Writers Workshop is an Indian literary publishing house based in Kolkata, West Bengal. Founded in 1958 by the poet, critic and translator P. Lal, it is regarded as one of the earliest dedicated platforms for English-language creative writing by Indians and has played a formative role in the development of Indian English literature.

Type Independent literary publisher
Founded 1958
Founder P. Lal
Headquarters Kolkata, West Bengal, India
Focus Indian writing in English: poetry, fiction, drama, translation, criticism

Background

Writers Workshop emerged in Calcutta (now Kolkata) in the late 1950s as a forum for writers experimenting with English as a creative medium in post-Independence India. P. Lal, who taught English at St. Xavier's College, Calcutta, articulated a position that English could function as a legitimate Indian literary language. The press grew out of a circle of like-minded poets and writers associated with this idea.

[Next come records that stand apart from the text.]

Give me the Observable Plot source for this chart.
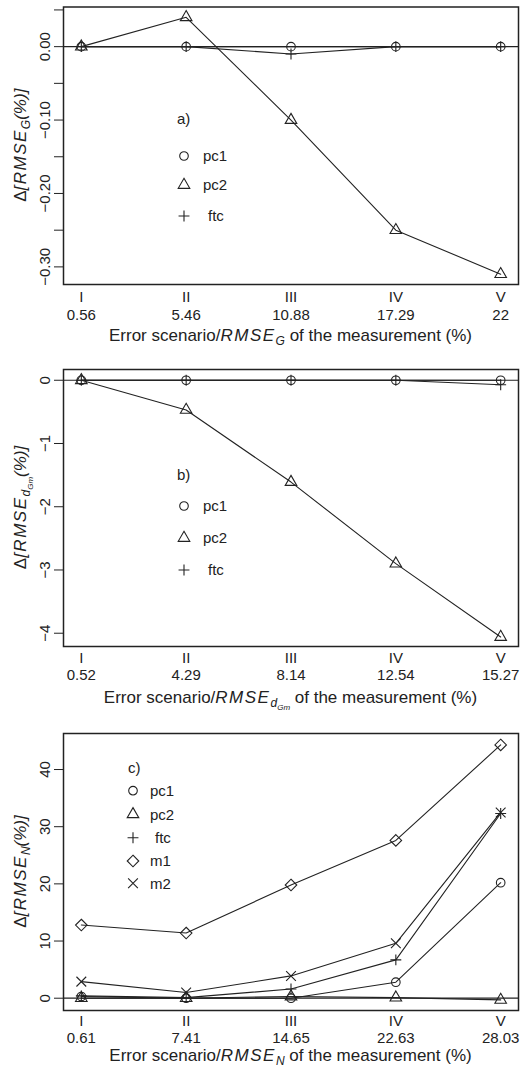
<!DOCTYPE html>
<html><head><meta charset="utf-8">
<script src="https://cdn.jsdelivr.net/npm/d3@7"></script>
<script src="https://cdn.jsdelivr.net/npm/@observablehq/plot@0.6"></script>
<style>
html,body{margin:0;padding:0;background:#fff;}
#chart svg{display:block;}
</style></head><body><div id="chart"></div>
<script>
// ---- data ----
const scenarios = ["I","II","III","IV","V"];

// panel a
const rmseG = ["0.56","5.46","10.88","17.29","22"];
const aPc1 = [0, 0, 0, 0, 0];
const aPc2 = [0, 0.04, -0.10, -0.25, -0.31];
const aFtc = [0, 0, -0.01, 0, 0];
const aTicks = [0.05, 0, -0.05, -0.10, -0.15, -0.20, -0.25, -0.30];
const aTickLabels = ["", "0.00", "", "−0.10", "", "−0.20", "", "−0.30"];

// panel b
const rmseD = ["0.52","4.29","8.14","12.54","15.27"];
const bPc1 = [0, 0, 0, 0, 0];
const bPc2 = [0, -0.47, -1.61, -2.90, -4.06];
const bFtc = [0, 0, 0, 0, -0.07];
const bTicks = [0, -1, -2, -3, -4];
const bTickLabels = ["0", "−1", "−2", "−3", "−4"];

// panel c
const rmseN = ["0.61","7.41","14.65","22.63","28.03"];
const cPc1 = [0.3, 0, 0, 2.8, 20.2];
const cPc2 = [0, 0, 0.3, 0.1, -0.3];
const cFtc = [0.4, 0.1, 1.6, 6.7, 32.3];
const cM1 = [12.8, 11.4, 19.8, 27.6, 44.3];
const cM2 = [2.9, 1.0, 3.9, 9.6, 32.5];
const cTicks = [0, 10, 20, 30, 40];
const cTickLabels = ["0", "10", "20", "30", "40"];

// ---- styling ----
const INK = "#222";
const FONT = "'Liberation Sans', Arial, Helvetica, sans-serif";
const symbolOf = {pc1: "circle", pc2: "triangle", ftc: "plus", m1: "diamond2", m2: "times"};
const d3Sym = {circle: d3.symbolCircle, triangle: d3.symbolTriangle, plus: d3.symbolPlus, diamond2: d3.symbolDiamond2, times: d3.symbolTimes};
const rOf = {pc1: 4.3, pc2: 4.3, ftc: 3.6, m1: 5.2, m2: 4.5};

function rich(sel, parts) {
  let prev = 0;
  for (const p of parts) {
    const shift = p.shift || 0;
    const t = sel.append("tspan").text(p.t).attr("dy", shift - prev);
    if (p.it) t.attr("font-style", "italic");
    if (p.size) t.attr("font-size", p.size);
    if (p.ls) t.attr("letter-spacing", p.ls);
    prev = shift;
  }
}

function panel(cfg) {
  const rows = [];
  for (const [s, vals] of cfg.series) vals.forEach((v, i) => rows.push({s, i: i + 1, v}));
  const marks = [
    Plot.ruleY([0], {stroke: INK, strokeWidth: 1.2}),
    Plot.line(rows, {x: "i", y: "v", z: "s", stroke: INK, strokeWidth: 1.1}),
    ...cfg.series.map(([s]) => Plot.dot(rows.filter(d => d.s === s), {x: "i", y: "v", symbol: symbolOf[s], r: rOf[s], stroke: INK, fill: "none", strokeWidth: 1.1})),
    Plot.frame({stroke: INK, strokeWidth: 1.5}),
    Plot.axisY({ticks: cfg.ticks, tickSize: 9, tickRotate: -90, tickPadding: 5, fontSize: 15,
      tickFormat: d => cfg.tickLabels[cfg.ticks.indexOf(d)], label: null}),
    Plot.axisX({ticks: [1,2,3,4,5], tickSize: 0, tickPadding: cfg.romanPad, fontSize: 15,
      tickFormat: d => scenarios[d - 1], label: null}),
    Plot.axisX({ticks: [1,2,3,4,5], tickSize: 0, tickPadding: cfg.numPad, fontSize: 15,
      tickFormat: d => cfg.xLabels[d - 1], label: null})
  ];
  const svg = Plot.plot({
    width: 528, height: cfg.height,
    marginLeft: 63, marginRight: 10, marginTop: cfg.marginTop, marginBottom: cfg.marginBottom,
    style: `font-family:${FONT};font-size:15px;color:${INK};background:#fff;overflow:visible;`,
    x: {domain: [0.83, 5.17]},
    y: {domain: cfg.yDomain},
    marks
  });
  const g = d3.select(svg);
  // x title
  const xt = g.append("text").attr("x", 290.5).attr("y", cfg.xTitleY).attr("text-anchor", "middle")
    .attr("font-size", 17).attr("fill", INK);
  rich(xt, cfg.xTitle);
  // y title
  const cy = cfg.marginTop + (cfg.height - cfg.marginTop - cfg.marginBottom) / 2;
  const yt = g.append("text").attr("transform", `translate(26,${cy}) rotate(-90)`).attr("text-anchor", "middle")
    .attr("font-size", 17).attr("fill", INK);
  rich(yt, cfg.yTitle);
  // legend
  const L = cfg.legend;
  g.append("text").attr("x", L.tagX).attr("y", L.tagY).attr("dy", "0.35em").attr("text-anchor", "start")
    .attr("font-size", 15).attr("fill", INK).text(cfg.tag);
  cfg.series.forEach(([s], k) => {
    const y = L.ys[k];
    g.append("path").attr("transform", `translate(${L.symX},${y})`)
      .attr("d", d3.symbol(d3Sym[symbolOf[s]], Math.PI * rOf[s] * rOf[s])())
      .attr("fill", "none").attr("stroke", INK).attr("stroke-width", 1.1);
    g.append("text").attr("x", s === "ftc" ? L.textX + 5 : L.textX).attr("y", y).attr("dy", "0.35em")
      .attr("text-anchor", "start").attr("font-size", 15).attr("fill", INK).text(s);
  });
  return svg;
}

const sub = (main) => [{t: "Error scenario/"}, {t: "RMSE", it: true, ls: 1.5}, ...main, {t: " of the measurement (%)", shift: 0}];
const ylab = (main) => [{t: "Δ"}, {t: "[RMSE", it: true, ls: 1.5}, ...main, {t: "(%)]", it: true, shift: 0}];

const chart = document.getElementById("chart");

chart.appendChild(panel({
  tag: "a)",
  series: [["pc1", aPc1], ["pc2", aPc2], ["ftc", aFtc]],
  xLabels: rmseG, ticks: aTicks, tickLabels: aTickLabels,
  yDomain: [-0.324, 0.054],
  height: 348, marginTop: 6.5, marginBottom: 64,
  romanPad: 7, numPad: 25, xTitleY: 341,
  xTitle: sub([{t: "G", it: true, size: 12, shift: 4}]),
  yTitle: ylab([{t: "G", it: true, size: 12, shift: 4}]),
  legend: {tagX: 177, tagY: 119, symX: 184, textX: 203, ys: [156, 185, 216]}
}));

chart.appendChild(panel({
  tag: "b)",
  series: [["pc1", bPc1], ["pc2", bPc2], ["ftc", bFtc]],
  xLabels: rmseD, ticks: bTicks, tickLabels: bTickLabels,
  yDomain: [-4.21, 0.17],
  height: 364, marginTop: 21, marginBottom: 66,
  romanPad: 5.5, numPad: 22.5, xTitleY: 355,
  xTitle: sub([{t: "d", it: true, size: 12, shift: 4}, {t: "Gm", it: true, size: 8, shift: 7}]),
  yTitle: ylab([{t: "d", it: true, size: 12, shift: 4}, {t: "Gm", it: true, size: 8, shift: 7}]),
  legend: {tagX: 177, tagY: 127, symX: 184, textX: 203, ys: [158, 190, 222]}
}));

chart.appendChild(panel({
  tag: "c)",
  series: [["pc1", cPc1], ["pc2", cPc2], ["ftc", cFtc], ["m1", cM1], ["m2", cM2]],
  xLabels: rmseN, ticks: cTicks, tickLabels: cTickLabels,
  yDomain: [-2.15, 46.3],
  height: 362, marginTop: 21, marginBottom: 64,
  romanPad: 5, numPad: 22, xTitleY: 349,
  xTitle: sub([{t: "N", it: true, size: 12, shift: 4}]),
  yTitle: ylab([{t: "N", it: true, size: 12, shift: 4}]),
  legend: {tagX: 128, tagY: 56, symX: 133, textX: 150, ys: [78.7, 102.3, 125.7, 149, 171.3]}
}));
</script></body></html>
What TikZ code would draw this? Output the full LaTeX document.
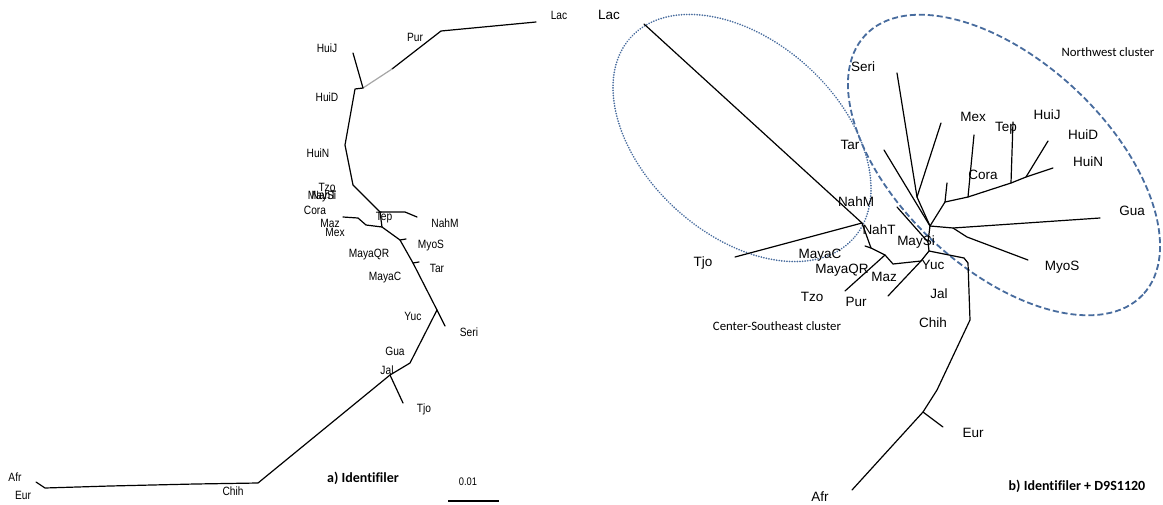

Publications and house style

The imprint is known for a distinctive handcrafted format: hand-set or carefully composed texts, hand-loomed sari cloth bindings produced in Kolkata, and gold-lettered spines. Each book is presented as a deliberately literary artefact rather than a mass-market product. The list spans original poetry, short fiction, novels, plays, essays and translations from Indian languages, and has often served as a first book for emerging writers.

Notable authors

Many writers who later became central figures in Indian English literature published early work through Writers Workshop. Among those associated with the imprint at various stages of their careers are Vikram Seth, Anita Desai, Pritish Nandy, Kamala Das, Adil Jussawalla, Keki N. Daruwalla, A. K. Ramanujan, Jayanta Mahapatra, Ruskin Bond, Meena Alexander, Agha Shahid Ali and Chitra Banerjee Divakaruni.

P. Lal and translation

Alongside the press, P. Lal pursued a long project of transcreating the Mahabharata from Sanskrit into English verse and prose, issued in successive fascicles by Writers Workshop. He also translated Sanskrit drama, the Upanishads and Dhammapada, contributing to the publisher's strong list in classical Indian literature in English.

Significance

Writers Workshop is significant for institutionalising Indian English writing at a time when commercial publishers showed limited interest in new poetry and experimental work. By offering willing authors a sustained outlet, it helped shape a recognisable canon of mid-twentieth-century Indian English poetry and provided continuity between earlier writers and later generations who entered international publishing from the 1980s onwards.

Later years

After P. Lal's death in 2010, the press has continued under the stewardship of his family, maintaining its handcrafted production methods and its focus on literary rather than commercial titles.